Exercise brief:
Return the material exactly, first line through the line containing "var leftYTicks = [-3, -2, -1, 0, 1, 2];", and nothing more. Pictures stay out.

━━━

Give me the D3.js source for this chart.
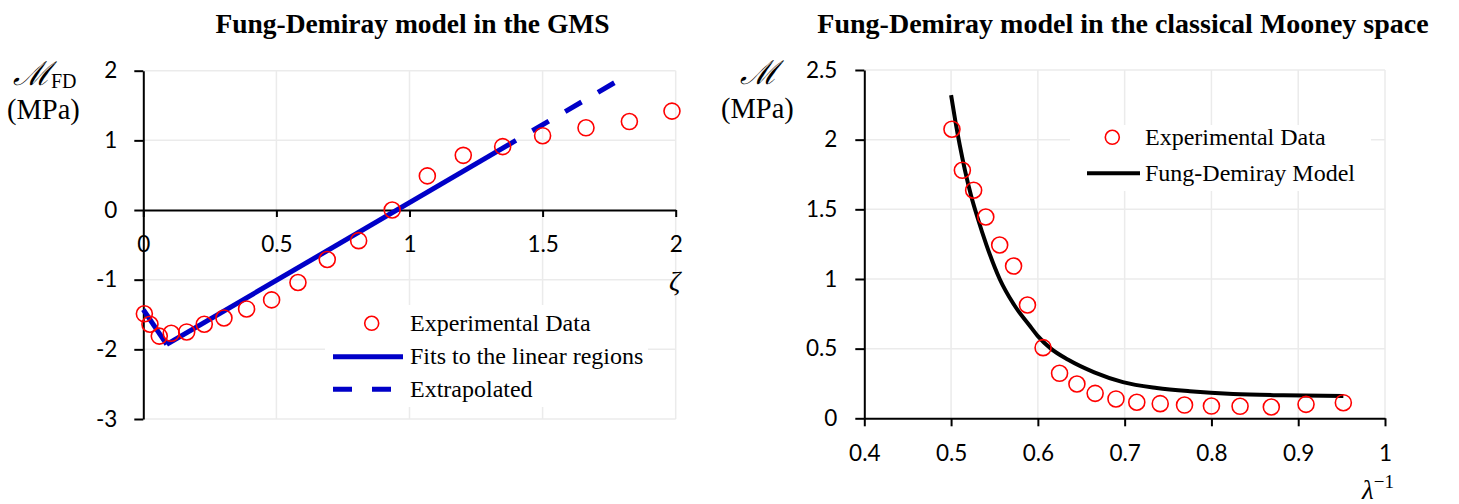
<!DOCTYPE html>
<html>
<head>
<meta charset="utf-8">
<script src="https://cdn.jsdelivr.net/npm/d3@7"></script>
<style>
  body { margin: 0; background: #fff; }
  svg { display: block; }
  .tick text { font-family: Lato, "Open Sans", sans-serif; font-size: 22.5px; fill: #000; }
  .serif { font-family: "Liberation Serif", "Times New Roman", serif; }
</style>
</head>
<body>
<svg width="1459" height="504"></svg>
<script>
// left panel: GMS
var zetaExp = [0.004, 0.025, 0.06, 0.105, 0.163, 0.229, 0.303, 0.388, 0.482, 0.581, 0.691, 0.809, 0.935, 1.067, 1.202, 1.35, 1.5, 1.663, 1.826, 1.986];
var mfdExp = [-1.49, -1.64, -1.81, -1.77, -1.75, -1.64, -1.55, -1.42, -1.29, -1.04, -0.71, -0.44, 0.0, 0.49, 0.785, 0.91, 1.067, 1.18, 1.27, 1.42];
var fit1Zeta = [0, 0.088], fit1M = [-1.43, -1.93];
var fit2Zeta = [0.088, 1.40], fit2M = [-1.93, 1.0];
var extZeta = [1.40, 1.78], extM = [1.0, 1.85];
var leftXTicks = [0, 0.5, 1, 1.5, 2];
var leftYTicks = [-3, -2, -1, 0, 1, 2];

// right panel: classical Mooney space
var invLambda = [0.501, 0.513, 0.526, 0.540, 0.556, 0.572, 0.588, 0.606, 0.625, 0.645, 0.666, 0.690, 0.714, 0.741, 0.769, 0.800, 0.833, 0.869, 0.909, 0.952];
var mExp = [2.075, 1.78, 1.637, 1.445, 1.244, 1.093, 0.813, 0.507, 0.323, 0.246, 0.179, 0.139, 0.115, 0.105, 0.095, 0.088, 0.086, 0.081, 0.100, 0.112];
var modelX = [0.500, 0.505, 0.510, 0.516, 0.523, 0.530, 0.541, 0.556, 0.572, 0.590, 0.600, 0.615, 0.635, 0.665, 0.698, 0.737, 0.775, 0.825, 0.883, 0.952];
var modelY = [2.32, 2.13, 1.96, 1.78, 1.60, 1.45, 1.24, 1.00, 0.82, 0.67, 0.59, 0.50, 0.42, 0.33, 0.26, 0.218, 0.194, 0.174, 0.165, 0.160];
var rightXTicks = [0.4, 0.5, 0.6, 0.7, 0.8, 0.9, 1];
var rightYTicks = [0, 0.5, 1, 1.5, 2, 2.5];

var svg = d3.select("svg");
var gridColor = "#ebebeb", blue = "#0000c8", red = "#ff0000";

function zip(a, b) { return a.map(function(v, i) { return [v, b[i]]; }); }
function plain(d) { return String(d); }   // keep hyphen minus like the original

// ---------- LEFT ----------
var xL = d3.scaleLinear().domain([0, 2]).range([143.3, 675.7]);
var yL = d3.scaleLinear().domain([-3, 2]).range([419, 70.7]);
var gL = svg.append("g");

gL.selectAll(".vg").data(leftXTicks.slice(1)).enter().append("line")
    .attr("x1", xL).attr("x2", xL).attr("y1", yL(2)).attr("y2", yL(-3))
    .attr("stroke", gridColor).attr("stroke-width", 1.5);
gL.selectAll(".hg").data(leftYTicks.filter(function(d) { return d != 0; })).enter().append("line")
    .attr("x1", xL(0)).attr("x2", xL(2)).attr("y1", yL).attr("y2", yL)
    .attr("stroke", gridColor).attr("stroke-width", 1.5);

// legend background
gL.append("rect").attr("x", 325).attr("y", 305).attr("width", 323).attr("height", 102).attr("fill", "#fff");

gL.append("g").attr("transform", "translate(" + xL(0) + ",0)")
    .call(d3.axisLeft(yL).tickValues(leftYTicks).tickSize(9).tickPadding(17).tickSizeOuter(0).tickFormat(plain));
var axLx = gL.append("g").attr("transform", "translate(0," + yL(0) + ")")
    .call(d3.axisBottom(xL).tickValues(leftXTicks).tickSize(7).tickSizeOuter(0).tickFormat(plain));
axLx.selectAll("text").attr("y", 42).attr("dy", null);
gL.selectAll(".domain, .tick line").attr("stroke", "#000").attr("stroke-width", 2);

var line = d3.line().x(function(d) { return xL(d[0]); }).y(function(d) { return yL(d[1]); });
gL.append("path").attr("d", line(zip(fit1Zeta, fit1M))).attr("fill", "none").attr("stroke", blue).attr("stroke-width", 5);
gL.append("path").attr("d", line(zip(fit2Zeta, fit2M))).attr("fill", "none").attr("stroke", blue).attr("stroke-width", 5);
gL.append("path").attr("d", line(zip(extZeta, extM))).attr("fill", "none").attr("stroke", blue).attr("stroke-width", 5)
    .attr("stroke-dasharray", "19,19").attr("stroke-dashoffset", 19);

gL.selectAll(".pt").data(zip(zetaExp, mfdExp)).enter().append("circle")
    .attr("cx", function(d) { return xL(d[0]); }).attr("cy", function(d) { return yL(d[1]); })
    .attr("r", 8).attr("fill", "none").attr("stroke", red).attr("stroke-width", 1.6);

// legend
gL.append("circle").attr("cx", 371.7).attr("cy", 323.3).attr("r", 7).attr("fill", "none").attr("stroke", red).attr("stroke-width", 1.6);
gL.append("line").attr("x1", 333).attr("x2", 403).attr("y1", 356.7).attr("y2", 356.7).attr("stroke", blue).attr("stroke-width", 5);
gL.append("line").attr("x1", 333).attr("x2", 403).attr("y1", 389.3).attr("y2", 389.3).attr("stroke", blue).attr("stroke-width", 5)
    .attr("stroke-dasharray", "19,20");
[["Experimental Data", 331], ["Fits to the linear regions", 364], ["Extrapolated", 397]].forEach(function(t) {
  gL.append("text").attr("class", "serif").attr("x", 410).attr("y", t[1]).attr("font-size", 24).text(t[0]);
});

svg.append("text").attr("class", "serif").attr("x", 412.5).attr("y", 33).attr("text-anchor", "middle")
    .attr("font-size", 27.5).attr("font-weight", "bold").text("Fung-Demiray model in the GMS");

// axis labels left
var lab = svg.append("text").attr("class", "serif").attr("x", 13).attr("y", 85).attr("font-size", 27);
lab.append("tspan").attr("font-family", "DejaVu Serif").attr("font-style", "italic").attr("font-size", 33).text("\u2133");
lab.append("tspan").attr("font-size", 20).attr("dy", 3).text("FD");
svg.append("text").attr("class", "serif").attr("x", 7).attr("y", 119).attr("font-size", 28.5).text("(MPa)");
svg.append("text").attr("class", "serif").attr("x", 669).attr("y", 290).attr("font-size", 28).attr("font-style", "italic").text("\u03b6");

// ---------- RIGHT ----------
var xR = d3.scaleLinear().domain([0.4, 1]).range([864.3, 1385]);
var yR = d3.scaleLinear().domain([0, 2.5]).range([418.3, 70]);
var gR = svg.append("g");

gR.selectAll(".vg").data(rightXTicks.slice(1)).enter().append("line")
    .attr("x1", xR).attr("x2", xR).attr("y1", yR(2.5)).attr("y2", yR(0))
    .attr("stroke", gridColor).attr("stroke-width", 1.5);
gR.selectAll(".hg").data(rightYTicks.slice(1)).enter().append("line")
    .attr("x1", xR(0.4)).attr("x2", xR(1)).attr("y1", yR).attr("y2", yR)
    .attr("stroke", gridColor).attr("stroke-width", 1.5);

gR.append("rect").attr("x", 1070).attr("y", 125).attr("width", 301).attr("height", 66).attr("fill", "#fff");

gR.append("g").attr("transform", "translate(" + xR(0.4) + ",0)")
    .call(d3.axisLeft(yR).tickValues(rightYTicks).tickSize(9).tickPadding(18).tickSizeOuter(0).tickFormat(plain));
var axRx = gR.append("g").attr("transform", "translate(0," + yR(0) + ")")
    .call(d3.axisBottom(xR).tickValues(rightXTicks).tickSize(8).tickSizeOuter(0).tickFormat(plain));
axRx.selectAll("text").attr("y", 43).attr("dy", null);
gR.selectAll(".domain, .tick line").attr("stroke", "#000").attr("stroke-width", 2);

var lineR = d3.line().curve(d3.curveMonotoneX).x(function(d) { return xR(d[0]); }).y(function(d) { return yR(d[1]); });
gR.append("path").attr("d", lineR(zip(modelX, modelY))).attr("fill", "none").attr("stroke", "#000").attr("stroke-width", 4);

gR.selectAll(".pt").data(zip(invLambda, mExp)).enter().append("circle")
    .attr("cx", function(d) { return xR(d[0]); }).attr("cy", function(d) { return yR(d[1]); })
    .attr("r", 8).attr("fill", "none").attr("stroke", red).attr("stroke-width", 1.6);

gR.append("circle").attr("cx", 1112.3).attr("cy", 137.3).attr("r", 7).attr("fill", "none").attr("stroke", red).attr("stroke-width", 1.6);
gR.append("line").attr("x1", 1087).attr("x2", 1140).attr("y1", 173.3).attr("y2", 173.3).attr("stroke", "#000").attr("stroke-width", 4);
gR.append("text").attr("class", "serif").attr("x", 1145).attr("y", 145).attr("font-size", 24).text("Experimental Data");
gR.append("text").attr("class", "serif").attr("x", 1145).attr("y", 181).attr("font-size", 24).text("Fung-Demiray Model");

svg.append("text").attr("class", "serif").attr("x", 1123).attr("y", 33).attr("text-anchor", "middle")
    .attr("font-size", 28).attr("font-weight", "bold")
    .text("Fung-Demiray model in the classical Mooney space");

svg.append("text").attr("x", 740).attr("y", 84).attr("font-family", "DejaVu Serif").attr("font-style", "italic").attr("font-size", 33).text("\u2133");
svg.append("text").attr("class", "serif").attr("x", 721).attr("y", 118).attr("font-size", 28.5).text("(MPa)");
var lam = svg.append("text").attr("class", "serif").attr("x", 1362).attr("y", 499).attr("font-size", 27).attr("font-style", "italic");
lam.append("tspan").text("\u03bb");
lam.append("tspan").attr("font-style", "normal").attr("font-size", 19).attr("dy", -11).text("\u22121");
</script>
</body>
</html>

━━━

Result of the exercise:
Give me the D3.js source for this chart.
<!DOCTYPE html>
<html>
<head>
<meta charset="utf-8">
<script src="https://cdn.jsdelivr.net/npm/d3@7"></script>
<style>
  body { margin: 0; background: #fff; }
  svg { display: block; }
  .tick text { font-family: Lato, "Open Sans", sans-serif; font-size: 22.5px; fill: #000; }
  .serif { font-family: "Liberation Serif", "Times New Roman", serif; }
</style>
</head>
<body>
<svg width="1459" height="504"></svg>
<script>
// left panel: GMS
var zetaExp = [0.004, 0.025, 0.06, 0.105, 0.163, 0.229, 0.303, 0.388, 0.482, 0.581, 0.691, 0.809, 0.935, 1.067, 1.202, 1.35, 1.5, 1.663, 1.826, 1.986];
var mfdExp = [-1.49, -1.64, -1.81, -1.77, -1.75, -1.64, -1.55, -1.42, -1.29, -1.04, -0.71, -0.44, 0.0, 0.49, 0.785, 0.91, 1.067, 1.18, 1.27, 1.42];
var fit1Zeta = [0, 0.088], fit1M = [-1.43, -1.93];
var fit2Zeta = [0.088, 1.40], fit2M = [-1.93, 1.0];
var extZeta = [1.40, 1.78], extM = [1.0, 1.85];
var leftXTicks = [0, 0.5, 1, 1.5, 2];
var leftYTicks = [-3, -2, -1, 0, 1, 2];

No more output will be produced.